Data extract
━━━━━━━━
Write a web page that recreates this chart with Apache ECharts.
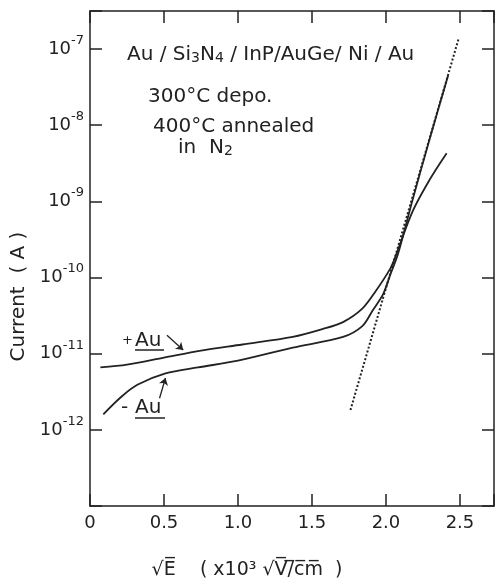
<!DOCTYPE html>
<html>
<head>
<meta charset="utf-8">
<script src="https://cdn.jsdelivr.net/npm/echarts@6/dist/echarts.min.js"></script>
<style>
  html, body { margin: 0; padding: 0; background: #fff; }
  #chart { width: 497px; height: 587px; }
</style>
</head>
<body>
<div id="chart"></div>
<script>
// +Au curve (upper one at low field)
var xPlus = [0.07, 0.25, 0.5, 0.75, 1.03, 1.37, 1.57, 1.71, 1.84, 1.93, 2.03, 2.06, 2.18, 2.30, 2.41];
var iPlus = [6.6e-12, 7.2e-12, 8.9e-12, 1.1e-11, 1.32e-11, 1.66e-11, 2.1e-11, 2.6e-11, 3.9e-11, 6.6e-11, 1.32e-10, 1.8e-10, 7.4e-10, 2.0e-9, 4.3e-9];
// -Au curve
var xMinus = [0.09, 0.21, 0.32, 0.51, 0.73, 1.0, 1.37, 1.71, 1.84, 1.91, 1.98, 2.03, 2.08, 2.18, 2.30, 2.42];
var iMinus = [1.6e-12, 2.7e-12, 3.9e-12, 5.5e-12, 6.6e-12, 8.1e-12, 1.2e-11, 1.66e-11, 2.3e-11, 3.7e-11, 6.0e-11, 1.1e-10, 2.0e-10, 1.05e-9, 7.1e-9, 4.5e-8];
// dotted straight-line fit
var xFit = [1.76, 2.49];
var iFit = [1.82e-12, 1.35e-7];

var xTicks = [0, 0.5, 1.0, 1.5, 2.0, 2.5];
var yExps = [-12, -11, -10, -9, -8, -7];

function zip(a, b) {
  var out = [];
  for (var i = 0; i < a.length; i++) out.push([a[i], b[i]]);
  return out;
}

var chart = echarts.init(document.getElementById('chart'));
var font = 'DejaVu Sans';
var ink = '#222';

var xBase = {
  type: 'value', min: 0, max: 2.73, interval: 0.5,
  axisLine: { onZero: false, lineStyle: { color: ink, width: 1.5 } },
  axisTick: { inside: true, length: 12, lineStyle: { color: ink, width: 1.5 } },
  splitLine: { show: false }
};
var yBase = {
  type: 'log', logBase: 10, min: 1e-13, max: 3.16e-7,
  axisLine: { show: true, onZero: false, lineStyle: { color: ink, width: 1.5 } },
  axisTick: { show: true, inside: true, length: 12, lineStyle: { color: ink, width: 1.5 } },
  minorTick: { show: false },
  splitLine: { show: false }
};

var rich = {
  n: { fontFamily: font, fontSize: 20, fill: ink, verticalAlign: 'bottom', lineHeight: 26 },
  s: { fontFamily: font, fontSize: 14, fill: ink, verticalAlign: 'bottom', lineHeight: 19 }
};

var option = {
  backgroundColor: '#fff',
  animation: false,
  grid: { left: 90, right: 3, top: 11, bottom: 81 },
  xAxis: [
    Object.assign({}, xBase, {
      position: 'bottom',
      name: '√E̅    ( x10³ √V̅/̅c̅m̅  )',
      nameLocation: 'middle',
      nameGap: 55,
      nameTextStyle: { fontFamily: font, fontSize: 19, color: ink, padding: [0, 90, 0, 0] },
      axisLabel: {
        margin: 8, fontFamily: font, fontSize: 18, color: ink,
        formatter: function (v) {
          for (var i = 0; i < xTicks.length; i++) {
            if (Math.abs(v - xTicks[i]) < 1e-6) return v === 0 ? '0' : v.toFixed(1);
          }
          return '';
        }
      }
    }),
    Object.assign({}, xBase, { position: 'top', axisLabel: { show: false } })
  ],
  yAxis: [
    Object.assign({}, yBase, {
      position: 'left',
      name: 'Current  ( A )',
      nameLocation: 'middle',
      nameGap: 52,
      nameTextStyle: { fontFamily: font, fontSize: 20, color: ink, padding: [0, 76, 0, 0] },
      axisLabel: {
        margin: 6, color: ink, padding: [0, 0, 6, 0],
        formatter: function (v) {
          var e = Math.round(Math.log10(v));
          if (Math.abs(Math.log10(v) - e) > 1e-6 || yExps.indexOf(e) < 0) return '';
          return '{b|10}{s|-' + (-e) + '}';
        },
        rich: {
          b: { fontFamily: font, fontSize: 18, color: ink, verticalAlign: 'bottom', lineHeight: 24 },
          s: { fontFamily: font, fontSize: 13, color: ink, verticalAlign: 'top', lineHeight: 12 }
        }
      }
    }),
    Object.assign({}, yBase, { position: 'right', axisLabel: { show: false } })
  ],
  series: [
    {
      name: '+Au', type: 'line', data: zip(xPlus, iPlus),
      smooth: 0.3, showSymbol: false,
      lineStyle: { color: ink, width: 1.8 },
      markLine: {
        silent: true, symbol: ['none', 'arrow'], symbolSize: 7,
        label: { show: false },
        lineStyle: { color: ink, width: 1.3, type: 'solid', curveness: -0.25 },
        data: [[{ coord: [0.52, 1.75e-11] }, { coord: [0.63, 1.12e-11] }]]
      }
    },
    {
      name: '-Au', type: 'line', data: zip(xMinus, iMinus),
      smooth: 0.3, showSymbol: false,
      lineStyle: { color: ink, width: 1.8 },
      markLine: {
        silent: true, symbol: ['none', 'arrow'], symbolSize: 7,
        label: { show: false },
        lineStyle: { color: ink, width: 1.3, type: 'solid', curveness: 0 },
        data: [[{ coord: [0.47, 2.6e-12] }, { coord: [0.51, 4.8e-12] }]]
      }
    },
    {
      name: 'fit', type: 'line', data: zip(xFit, iFit),
      showSymbol: false,
      lineStyle: { color: ink, width: 2, type: 'dotted' }
    }
  ],
  graphic: [
    {
      type: 'text', left: 127, top: 45,
      style: { text: '{n|Au / Si}{s|3}{n|N}{s|4}{n| / InP/AuGe/ Ni / Au}', rich: rich }
    },
    { type: 'text', left: 148, top: 87, style: { text: '300°C depo.', fontFamily: font, fontSize: 20, fill: ink } },
    { type: 'text', left: 153, top: 117, style: { text: '400°C annealed', fontFamily: font, fontSize: 20, fill: ink } },
    { type: 'text', left: 178, top: 138, style: { text: '{n|in  N}{s|2}', rich: rich } },
    { type: 'text', left: 122, top: 334, style: { text: '+', fontFamily: font, fontSize: 13, fill: ink } },
    { type: 'text', left: 135, top: 331, style: { text: 'Au', fontFamily: font, fontSize: 20, fill: ink } },
    { type: 'line', shape: { x1: 135, y1: 350, x2: 164, y2: 350 }, style: { stroke: ink, lineWidth: 1.5 } },
    { type: 'text', left: 121, top: 398, style: { text: '-', fontFamily: font, fontSize: 20, fill: ink } },
    { type: 'text', left: 135, top: 398, style: { text: 'Au', fontFamily: font, fontSize: 20, fill: ink } },
    { type: 'line', shape: { x1: 135, y1: 418, x2: 165, y2: 418 }, style: { stroke: ink, lineWidth: 1.5 } }
  ]
};
chart.setOption(option);
</script>
</body>
</html>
━━━━━━━━
What you should do
Copy all the lines of data exactly as they appear, dropping any images.

Exercise output
Write a web page that recreates this chart with Apache ECharts.
<!DOCTYPE html>
<html>
<head>
<meta charset="utf-8">
<script src="https://cdn.jsdelivr.net/npm/echarts@6/dist/echarts.min.js"></script>
<style>
  html, body { margin: 0; padding: 0; background: #fff; }
  #chart { width: 497px; height: 587px; }
</style>
</head>
<body>
<div id="chart"></div>
<script>
// +Au curve (upper one at low field)
var xPlus = [0.07, 0.25, 0.5, 0.75, 1.03, 1.37, 1.57, 1.71, 1.84, 1.93, 2.03, 2.06, 2.18, 2.30, 2.41];
var iPlus = [6.6e-12, 7.2e-12, 8.9e-12, 1.1e-11, 1.32e-11, 1.66e-11, 2.1e-11, 2.6e-11, 3.9e-11, 6.6e-11, 1.32e-10, 1.8e-10, 7.4e-10, 2.0e-9, 4.3e-9];
// -Au curve
var xMinus = [0.09, 0.21, 0.32, 0.51, 0.73, 1.0, 1.37, 1.71, 1.84, 1.91, 1.98, 2.03, 2.08, 2.18, 2.30, 2.42];
var iMinus = [1.6e-12, 2.7e-12, 3.9e-12, 5.5e-12, 6.6e-12, 8.1e-12, 1.2e-11, 1.66e-11, 2.3e-11, 3.7e-11, 6.0e-11, 1.1e-10, 2.0e-10, 1.05e-9, 7.1e-9, 4.5e-8];
// dotted straight-line fit
var xFit = [1.76, 2.49];
var iFit = [1.82e-12, 1.35e-7];

var xTicks = [0, 0.5, 1.0, 1.5, 2.0, 2.5];
var yExps = [-12, -11, -10, -9, -8, -7];

function zip(a, b) {
  var out = [];
  for (var i = 0; i < a.length; i++) out.push([a[i], b[i]]);
  return out;
}

var chart = echarts.init(document.getElementById('chart'));
var font = 'DejaVu Sans';
var ink = '#222';

var xBase = {
  type: 'value', min: 0, max: 2.73, interval: 0.5,
  axisLine: { onZero: false, lineStyle: { color: ink, width: 1.5 } },
  axisTick: { inside: true, length: 12, lineStyle: { color: ink, width: 1.5 } },
  splitLine: { show: false }
};
var yBase = {
  type: 'log', logBase: 10, min: 1e-13, max: 3.16e-7,
  axisLine: { show: true, onZero: false, lineStyle: { color: ink, width: 1.5 } },
  axisTick: { show: true, inside: true, length: 12, lineStyle: { color: ink, width: 1.5 } },
  minorTick: { show: false },
  splitLine: { show: false }
};

var rich = {
  n: { fontFamily: font, fontSize: 20, fill: ink, verticalAlign: 'bottom', lineHeight: 26 },
  s: { fontFamily: font, fontSize: 14, fill: ink, verticalAlign: 'bottom', lineHeight: 19 }
};

var option = {
  backgroundColor: '#fff',
  animation: false,
  grid: { left: 90, right: 3, top: 11, bottom: 81 },
  xAxis: [
    Object.assign({}, xBase, {
      position: 'bottom',
      name: '√E̅    ( x10³ √V̅/̅c̅m̅  )',
      nameLocation: 'middle',
      nameGap: 55,
      nameTextStyle: { fontFamily: font, fontSize: 19, color: ink, padding: [0, 90, 0, 0] },
      axisLabel: {
        margin: 8, fontFamily: font, fontSize: 18, color: ink,
        formatter: function (v) {
          for (var i = 0; i < xTicks.length; i++) {
            if (Math.abs(v - xTicks[i]) < 1e-6) return v === 0 ? '0' : v.toFixed(1);
          }
          return '';
        }
      }
    }),
    Object.assign({}, xBase, { position: 'top', axisLabel: { show: false } })
  ],
  yAxis: [
    Object.assign({}, yBase, {
      position: 'left',
      name: 'Current  ( A )',
      nameLocation: 'middle',
      nameGap: 52,
      nameTextStyle: { fontFamily: font, fontSize: 20, color: ink, padding: [0, 76, 0, 0] },
      axisLabel: {
        margin: 6, color: ink, padding: [0, 0, 6, 0],
        formatter: function (v) {
          var e = Math.round(Math.log10(v));
          if (Math.abs(Math.log10(v) - e) > 1e-6 || yExps.indexOf(e) < 0) return '';
          return '{b|10}{s|-' + (-e) + '}';
        },
        rich: {
          b: { fontFamily: font, fontSize: 18, color: ink, verticalAlign: 'bottom', lineHeight: 24 },
          s: { fontFamily: font, fontSize: 13, color: ink, verticalAlign: 'top', lineHeight: 12 }
        }
      }
    }),
    Object.assign({}, yBase, { position: 'right', axisLabel: { show: false } })
  ],
  series: [
    {
      name: '+Au', type: 'line', data: zip(xPlus, iPlus),
      smooth: 0.3, showSymbol: false,
      lineStyle: { color: ink, width: 1.8 },
      markLine: {
        silent: true, symbol: ['none', 'arrow'], symbolSize: 7,
        label: { show: false },
        lineStyle: { color: ink, width: 1.3, type: 'solid', curveness: -0.25 },
        data: [[{ coord: [0.52, 1.75e-11] }, { coord: [0.63, 1.12e-11] }]]
      }
    },
    {
      name: '-Au', type: 'line', data: zip(xMinus, iMinus),
      smooth: 0.3, showSymbol: false,
      lineStyle: { color: ink, width: 1.8 },
      markLine: {
        silent: true, symbol: ['none', 'arrow'], symbolSize: 7,
        label: { show: false },
        lineStyle: { color: ink, width: 1.3, type: 'solid', curveness: 0 },
        data: [[{ coord: [0.47, 2.6e-12] }, { coord: [0.51, 4.8e-12] }]]
      }
    },
    {
      name: 'fit', type: 'line', data: zip(xFit, iFit),
      showSymbol: false,
      lineStyle: { color: ink, width: 2, type: 'dotted' }
    }
  ],
  graphic: [
    {
      type: 'text', left: 127, top: 45,
      style: { text: '{n|Au / Si}{s|3}{n|N}{s|4}{n| / InP/AuGe/ Ni / Au}', rich: rich }
    },
    { type: 'text', left: 148, top: 87, style: { text: '300°C depo.', fontFamily: font, fontSize: 20, fill: ink } },
    { type: 'text', left: 153, top: 117, style: { text: '400°C annealed', fontFamily: font, fontSize: 20, fill: ink } },
    { type: 'text', left: 178, top: 138, style: { text: '{n|in  N}{s|2}', rich: rich } },
    { type: 'text', left: 122, top: 334, style: { text: '+', fontFamily: font, fontSize: 13, fill: ink } },
    { type: 'text', left: 135, top: 331, style: { text: 'Au', fontFamily: font, fontSize: 20, fill: ink } },
    { type: 'line', shape: { x1: 135, y1: 350, x2: 164, y2: 350 }, style: { stroke: ink, lineWidth: 1.5 } },
    { type: 'text', left: 121, top: 398, style: { text: '-', fontFamily: font, fontSize: 20, fill: ink } },
    { type: 'text', left: 135, top: 398, style: { text: 'Au', fontFamily: font, fontSize: 20, fill: ink } },
    { type: 'line', shape: { x1: 135, y1: 418, x2: 165, y2: 418 }, style: { stroke: ink, lineWidth: 1.5 } }
  ]
};
chart.setOption(option);
</script>
</body>
</html>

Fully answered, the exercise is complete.